Sunday, December 12, 2021

Putin’s Russia More Centralized than Russian Empire or USSR, Setting the Stage for Its Collapse, Preobrazhensky Says

Paul Goble

            Staunton, Oct. 22 – Vladimir Putin’s drive to create what he calls “a unified system of public power” will leave Russia more centralized than the Russian Empire and the USSR were and creating the very conditions that led to the collapse and disintegration of both of its predecessors, Ivan Preobrazhensky says.

            “The formally unitary Russian Empire after the reforms of Alexander II and the creation of the zemstvos was a more decentralized state than is present-day Russia,” the Russian commentator says. And some say that “even in the USSR, freedom for horizontal coordination among organs of power was greater” (dw.com/ru/kommentarij-putinskaja-vertikal-pridet-v-kazhduju-derevnju/a-59775204).

            “Neither before the Bolsheviks came to power nor after they were ousted did officials have to constantly ask Moscow for permission to act as will be the case” after the adoption of the new laws on regional and local administration, Preobrazhensky argues.
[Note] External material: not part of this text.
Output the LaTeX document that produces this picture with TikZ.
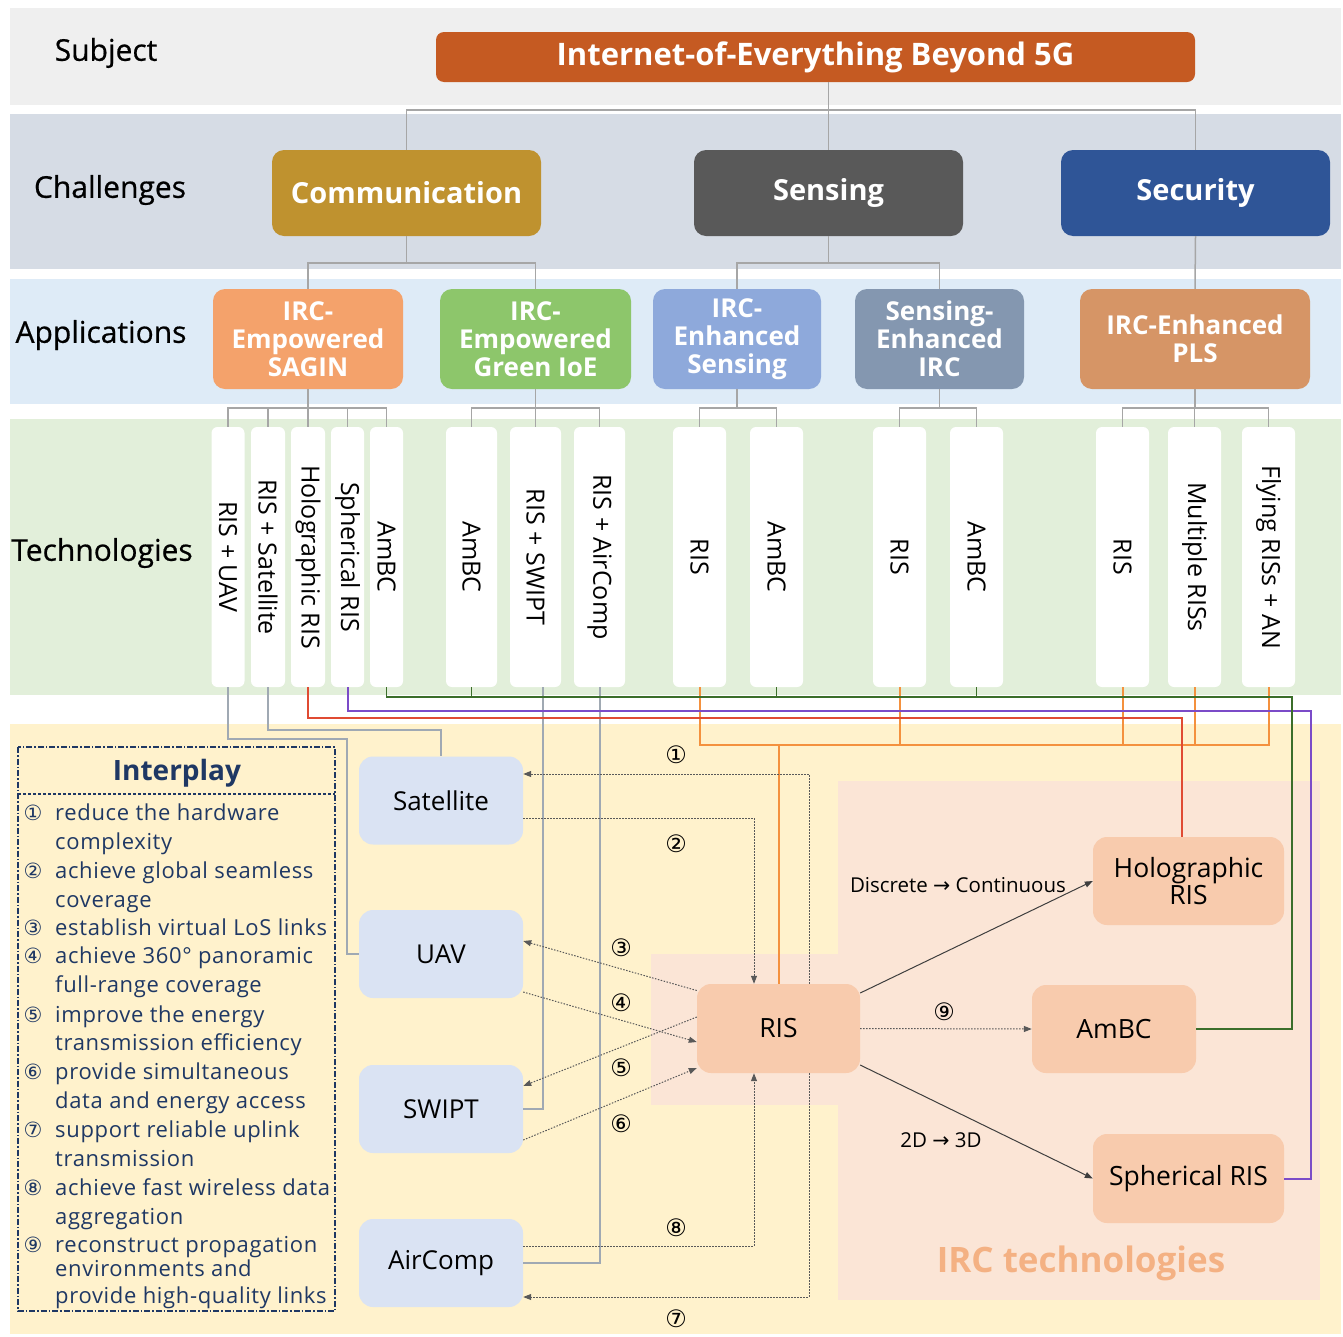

And that sets the stage for disaster.

            According to the commentator, “there is every reason to fear that Vladimir Putin is again leading the country along its accustomed path: through centralization and the sharp growth in the ineffectiveness of administration to collapse.” And that result is far more important than “the smoke screen” of eliminating the title of president for the head of Tatarstan.

            After the Kremlin “rewrote the Russian constitution,” Preobrazhensky continues, “the adoption of a new law on ‘public power’ became inevitable,” one that already makes clear that the subjects of the Russian Federation will lose the last vestiges of the power they gained in the early 1990s.

            If the law is adopted as seems certain to be the case, the Kremlin will be able to dismiss governors without explanation and allow those it favors to remain in power forever, two steps that reduce to nothing popular sovereignty and mean that Moscow and not the regional officials will make even the smallest decisions.

            But it is not just the regional authorities who will become simply agents of Moscow. Officials at the local level will lose any ability to work independently. “But this is only the beginning. For the municipal officials, the new law is the last warning before the complete liquidation of local self-administration in Russia,” Preobrazhensky says.

            He reports that “work has already begun on a separate bill about local self-administration which will include it in the vaunted ‘unified system of public power’ – that is, in the Putin’s infinite vertical which is ever more like a web which has spread its spiritual net over all of Russia.”